■ Instruction
Up to and including the line with "(0,0) rectangle (1587,576);", return every line from the start of the entries below exactly.

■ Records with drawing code

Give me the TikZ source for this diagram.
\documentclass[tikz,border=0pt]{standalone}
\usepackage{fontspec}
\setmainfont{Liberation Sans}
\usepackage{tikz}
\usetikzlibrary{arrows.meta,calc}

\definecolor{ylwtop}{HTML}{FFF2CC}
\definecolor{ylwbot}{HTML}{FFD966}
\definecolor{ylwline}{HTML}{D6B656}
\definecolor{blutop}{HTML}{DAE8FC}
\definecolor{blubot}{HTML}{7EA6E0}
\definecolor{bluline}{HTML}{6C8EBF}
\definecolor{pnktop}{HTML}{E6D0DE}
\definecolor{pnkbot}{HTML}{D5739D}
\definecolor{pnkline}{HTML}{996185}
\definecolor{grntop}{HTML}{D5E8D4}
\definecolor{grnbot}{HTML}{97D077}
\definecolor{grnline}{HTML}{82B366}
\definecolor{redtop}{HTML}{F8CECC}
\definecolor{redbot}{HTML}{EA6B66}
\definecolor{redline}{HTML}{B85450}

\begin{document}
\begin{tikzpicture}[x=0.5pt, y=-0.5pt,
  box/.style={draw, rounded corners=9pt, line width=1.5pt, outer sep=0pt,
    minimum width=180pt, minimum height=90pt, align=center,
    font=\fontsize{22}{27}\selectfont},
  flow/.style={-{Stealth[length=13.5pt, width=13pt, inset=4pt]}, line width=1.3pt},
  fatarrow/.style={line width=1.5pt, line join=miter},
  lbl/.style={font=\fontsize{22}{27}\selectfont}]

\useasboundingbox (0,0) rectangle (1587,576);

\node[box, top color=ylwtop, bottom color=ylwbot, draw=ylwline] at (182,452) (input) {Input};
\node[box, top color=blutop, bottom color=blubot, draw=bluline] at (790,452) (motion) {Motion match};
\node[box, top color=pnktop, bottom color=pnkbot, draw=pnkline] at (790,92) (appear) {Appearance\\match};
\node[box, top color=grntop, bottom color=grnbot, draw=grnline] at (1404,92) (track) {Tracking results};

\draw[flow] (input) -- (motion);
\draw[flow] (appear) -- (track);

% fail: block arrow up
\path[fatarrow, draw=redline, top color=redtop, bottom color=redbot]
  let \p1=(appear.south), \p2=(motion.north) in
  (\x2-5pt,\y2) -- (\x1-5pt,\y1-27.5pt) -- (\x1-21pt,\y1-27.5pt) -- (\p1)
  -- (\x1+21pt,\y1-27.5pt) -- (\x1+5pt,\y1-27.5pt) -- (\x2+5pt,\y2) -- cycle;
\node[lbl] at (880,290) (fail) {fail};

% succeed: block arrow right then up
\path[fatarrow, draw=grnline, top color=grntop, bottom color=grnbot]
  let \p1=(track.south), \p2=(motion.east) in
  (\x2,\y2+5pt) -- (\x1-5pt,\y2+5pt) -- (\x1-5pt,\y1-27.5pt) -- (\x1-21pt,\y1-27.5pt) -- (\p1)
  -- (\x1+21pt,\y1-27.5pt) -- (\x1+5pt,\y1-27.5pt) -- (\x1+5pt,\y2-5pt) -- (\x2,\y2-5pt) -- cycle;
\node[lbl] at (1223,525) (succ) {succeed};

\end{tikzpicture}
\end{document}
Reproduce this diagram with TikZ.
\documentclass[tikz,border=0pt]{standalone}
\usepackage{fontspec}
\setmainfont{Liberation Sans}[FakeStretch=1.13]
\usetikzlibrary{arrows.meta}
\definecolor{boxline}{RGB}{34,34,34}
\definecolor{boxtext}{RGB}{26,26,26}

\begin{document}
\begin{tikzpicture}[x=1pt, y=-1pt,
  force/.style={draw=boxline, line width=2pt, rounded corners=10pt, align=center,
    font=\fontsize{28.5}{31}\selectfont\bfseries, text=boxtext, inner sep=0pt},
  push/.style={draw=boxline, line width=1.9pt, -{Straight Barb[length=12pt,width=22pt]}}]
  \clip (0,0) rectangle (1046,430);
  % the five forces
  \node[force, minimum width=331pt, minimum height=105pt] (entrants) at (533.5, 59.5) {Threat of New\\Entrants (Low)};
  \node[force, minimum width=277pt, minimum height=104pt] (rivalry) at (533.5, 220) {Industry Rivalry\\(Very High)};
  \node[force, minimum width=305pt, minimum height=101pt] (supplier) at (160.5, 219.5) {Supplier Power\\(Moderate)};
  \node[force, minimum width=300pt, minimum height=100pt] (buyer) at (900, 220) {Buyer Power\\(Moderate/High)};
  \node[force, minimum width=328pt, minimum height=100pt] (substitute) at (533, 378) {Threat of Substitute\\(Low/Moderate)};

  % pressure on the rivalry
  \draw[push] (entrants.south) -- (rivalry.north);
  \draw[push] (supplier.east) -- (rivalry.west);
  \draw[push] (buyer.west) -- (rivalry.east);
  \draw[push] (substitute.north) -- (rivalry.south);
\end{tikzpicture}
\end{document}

■ Reply to the task
Give me the TikZ source for this diagram.
\documentclass[tikz,border=0pt]{standalone}
\usepackage{fontspec}
\setmainfont{Liberation Sans}
\usepackage{tikz}
\usetikzlibrary{arrows.meta,calc}

\definecolor{ylwtop}{HTML}{FFF2CC}
\definecolor{ylwbot}{HTML}{FFD966}
\definecolor{ylwline}{HTML}{D6B656}
\definecolor{blutop}{HTML}{DAE8FC}
\definecolor{blubot}{HTML}{7EA6E0}
\definecolor{bluline}{HTML}{6C8EBF}
\definecolor{pnktop}{HTML}{E6D0DE}
\definecolor{pnkbot}{HTML}{D5739D}
\definecolor{pnkline}{HTML}{996185}
\definecolor{grntop}{HTML}{D5E8D4}
\definecolor{grnbot}{HTML}{97D077}
\definecolor{grnline}{HTML}{82B366}
\definecolor{redtop}{HTML}{F8CECC}
\definecolor{redbot}{HTML}{EA6B66}
\definecolor{redline}{HTML}{B85450}

\begin{document}
\begin{tikzpicture}[x=0.5pt, y=-0.5pt,
  box/.style={draw, rounded corners=9pt, line width=1.5pt, outer sep=0pt,
    minimum width=180pt, minimum height=90pt, align=center,
    font=\fontsize{22}{27}\selectfont},
  flow/.style={-{Stealth[length=13.5pt, width=13pt, inset=4pt]}, line width=1.3pt},
  fatarrow/.style={line width=1.5pt, line join=miter},
  lbl/.style={font=\fontsize{22}{27}\selectfont}]

\useasboundingbox (0,0) rectangle (1587,576);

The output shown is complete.